Work to do:
Extract the lines up to and including the one that contains "low = [7.9, 14.3, 28.4, 21.6, 8.8, 19.2, 1.5, 0.6]", starting with the first line of the entries below, and omit the pictures.

Record list:
···
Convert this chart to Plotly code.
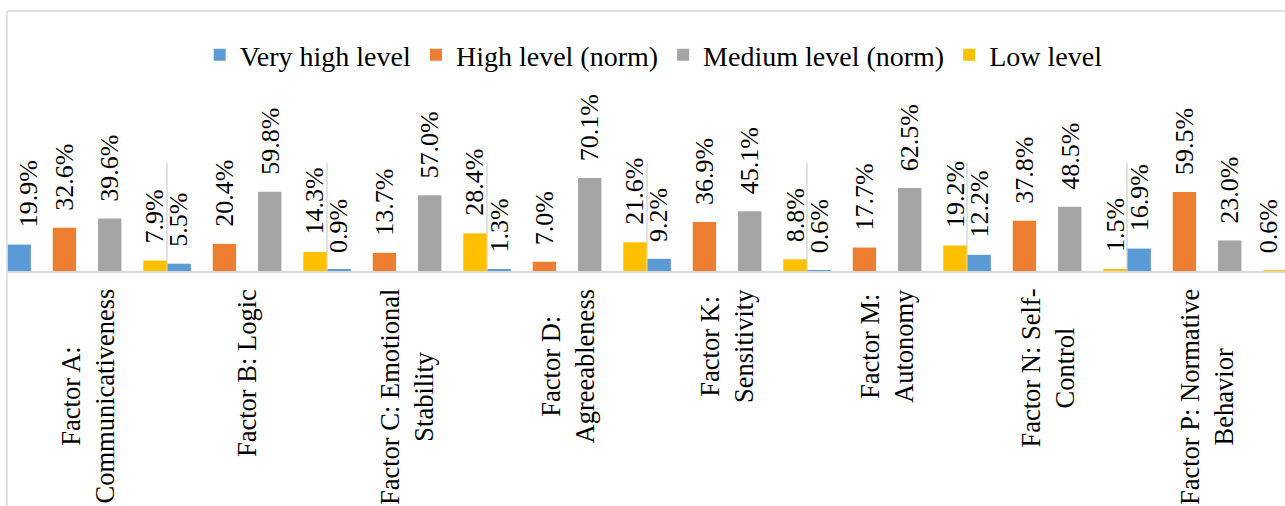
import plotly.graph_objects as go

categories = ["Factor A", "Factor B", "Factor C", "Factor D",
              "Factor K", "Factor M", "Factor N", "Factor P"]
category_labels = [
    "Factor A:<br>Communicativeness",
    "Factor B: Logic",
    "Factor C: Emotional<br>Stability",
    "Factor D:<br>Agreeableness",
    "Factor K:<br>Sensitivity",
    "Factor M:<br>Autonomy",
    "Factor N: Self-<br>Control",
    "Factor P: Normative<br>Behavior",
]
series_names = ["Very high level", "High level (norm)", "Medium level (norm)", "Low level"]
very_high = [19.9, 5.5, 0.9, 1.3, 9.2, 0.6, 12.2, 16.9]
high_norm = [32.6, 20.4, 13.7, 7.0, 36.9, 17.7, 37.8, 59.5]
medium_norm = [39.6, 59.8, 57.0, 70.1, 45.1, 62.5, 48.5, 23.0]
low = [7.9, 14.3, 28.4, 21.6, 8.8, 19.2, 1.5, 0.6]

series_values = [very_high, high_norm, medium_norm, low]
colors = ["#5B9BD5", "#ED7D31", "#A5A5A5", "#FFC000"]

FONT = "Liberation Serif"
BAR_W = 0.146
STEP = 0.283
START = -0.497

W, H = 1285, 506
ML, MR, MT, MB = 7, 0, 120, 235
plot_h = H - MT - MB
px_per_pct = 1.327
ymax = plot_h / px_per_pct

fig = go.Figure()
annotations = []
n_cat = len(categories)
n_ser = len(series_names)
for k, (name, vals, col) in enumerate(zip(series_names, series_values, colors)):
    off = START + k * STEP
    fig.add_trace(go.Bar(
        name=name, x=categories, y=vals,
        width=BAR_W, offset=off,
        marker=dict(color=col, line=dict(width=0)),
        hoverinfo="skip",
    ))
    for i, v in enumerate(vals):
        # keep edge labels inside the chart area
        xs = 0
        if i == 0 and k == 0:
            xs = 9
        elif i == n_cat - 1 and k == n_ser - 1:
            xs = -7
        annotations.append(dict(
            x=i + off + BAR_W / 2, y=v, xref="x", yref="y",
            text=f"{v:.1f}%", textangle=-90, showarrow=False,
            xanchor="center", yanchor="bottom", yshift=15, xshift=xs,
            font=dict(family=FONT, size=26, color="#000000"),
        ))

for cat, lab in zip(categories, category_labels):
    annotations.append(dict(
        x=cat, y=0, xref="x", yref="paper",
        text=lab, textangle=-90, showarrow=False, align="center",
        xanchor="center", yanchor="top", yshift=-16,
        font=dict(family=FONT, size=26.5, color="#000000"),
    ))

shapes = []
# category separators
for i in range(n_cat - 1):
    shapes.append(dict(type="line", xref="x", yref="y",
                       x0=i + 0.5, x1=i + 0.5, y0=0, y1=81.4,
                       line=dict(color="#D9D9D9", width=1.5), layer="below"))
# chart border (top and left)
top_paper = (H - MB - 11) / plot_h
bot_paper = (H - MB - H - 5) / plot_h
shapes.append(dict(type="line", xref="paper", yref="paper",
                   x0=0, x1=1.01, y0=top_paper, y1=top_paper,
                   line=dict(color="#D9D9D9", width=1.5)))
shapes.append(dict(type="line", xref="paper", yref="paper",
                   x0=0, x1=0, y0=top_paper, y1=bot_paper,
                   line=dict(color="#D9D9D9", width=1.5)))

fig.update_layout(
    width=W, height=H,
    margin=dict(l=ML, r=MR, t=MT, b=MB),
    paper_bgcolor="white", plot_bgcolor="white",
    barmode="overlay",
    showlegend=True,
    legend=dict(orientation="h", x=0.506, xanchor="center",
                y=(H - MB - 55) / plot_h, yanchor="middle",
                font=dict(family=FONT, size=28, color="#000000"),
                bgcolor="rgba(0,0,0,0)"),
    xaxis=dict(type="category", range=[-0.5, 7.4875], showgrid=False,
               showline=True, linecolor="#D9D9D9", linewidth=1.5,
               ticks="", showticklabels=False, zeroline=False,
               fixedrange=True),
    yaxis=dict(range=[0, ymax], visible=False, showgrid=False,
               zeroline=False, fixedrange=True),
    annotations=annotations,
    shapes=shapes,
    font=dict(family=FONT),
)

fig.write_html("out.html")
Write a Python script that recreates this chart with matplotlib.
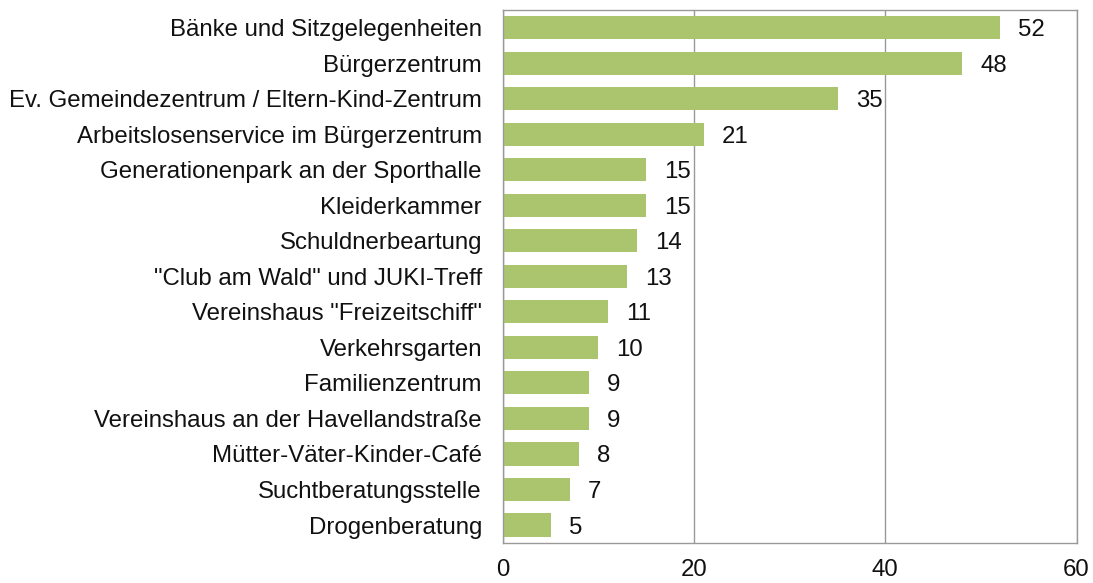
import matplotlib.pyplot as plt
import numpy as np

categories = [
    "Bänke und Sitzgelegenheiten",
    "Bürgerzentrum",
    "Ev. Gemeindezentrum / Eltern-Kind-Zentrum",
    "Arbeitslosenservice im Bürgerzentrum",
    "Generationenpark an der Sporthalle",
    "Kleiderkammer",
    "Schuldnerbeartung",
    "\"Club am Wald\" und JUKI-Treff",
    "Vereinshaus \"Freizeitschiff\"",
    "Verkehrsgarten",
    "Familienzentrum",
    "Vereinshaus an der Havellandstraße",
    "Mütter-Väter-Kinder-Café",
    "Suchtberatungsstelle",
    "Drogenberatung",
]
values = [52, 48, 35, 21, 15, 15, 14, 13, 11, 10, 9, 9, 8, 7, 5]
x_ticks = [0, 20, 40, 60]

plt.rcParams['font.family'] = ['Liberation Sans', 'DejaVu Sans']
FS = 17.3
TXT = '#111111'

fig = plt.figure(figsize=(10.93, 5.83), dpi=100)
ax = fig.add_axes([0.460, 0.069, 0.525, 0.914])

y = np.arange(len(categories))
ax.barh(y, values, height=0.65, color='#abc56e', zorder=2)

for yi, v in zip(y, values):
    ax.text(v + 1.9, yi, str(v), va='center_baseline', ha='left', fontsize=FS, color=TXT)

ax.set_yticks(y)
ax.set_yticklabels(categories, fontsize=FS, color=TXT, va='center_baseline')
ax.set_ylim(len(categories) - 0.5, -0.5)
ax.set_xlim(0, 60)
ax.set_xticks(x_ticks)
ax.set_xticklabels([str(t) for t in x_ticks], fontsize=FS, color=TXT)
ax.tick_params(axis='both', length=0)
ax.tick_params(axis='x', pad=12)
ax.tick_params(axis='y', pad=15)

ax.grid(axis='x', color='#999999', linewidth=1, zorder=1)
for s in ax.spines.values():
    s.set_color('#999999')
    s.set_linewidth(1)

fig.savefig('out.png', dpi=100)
···
Full answer:
Convert this chart to Plotly code.
import plotly.graph_objects as go

categories = ["Factor A", "Factor B", "Factor C", "Factor D",
              "Factor K", "Factor M", "Factor N", "Factor P"]
category_labels = [
    "Factor A:<br>Communicativeness",
    "Factor B: Logic",
    "Factor C: Emotional<br>Stability",
    "Factor D:<br>Agreeableness",
    "Factor K:<br>Sensitivity",
    "Factor M:<br>Autonomy",
    "Factor N: Self-<br>Control",
    "Factor P: Normative<br>Behavior",
]
series_names = ["Very high level", "High level (norm)", "Medium level (norm)", "Low level"]
very_high = [19.9, 5.5, 0.9, 1.3, 9.2, 0.6, 12.2, 16.9]
high_norm = [32.6, 20.4, 13.7, 7.0, 36.9, 17.7, 37.8, 59.5]
medium_norm = [39.6, 59.8, 57.0, 70.1, 45.1, 62.5, 48.5, 23.0]
low = [7.9, 14.3, 28.4, 21.6, 8.8, 19.2, 1.5, 0.6]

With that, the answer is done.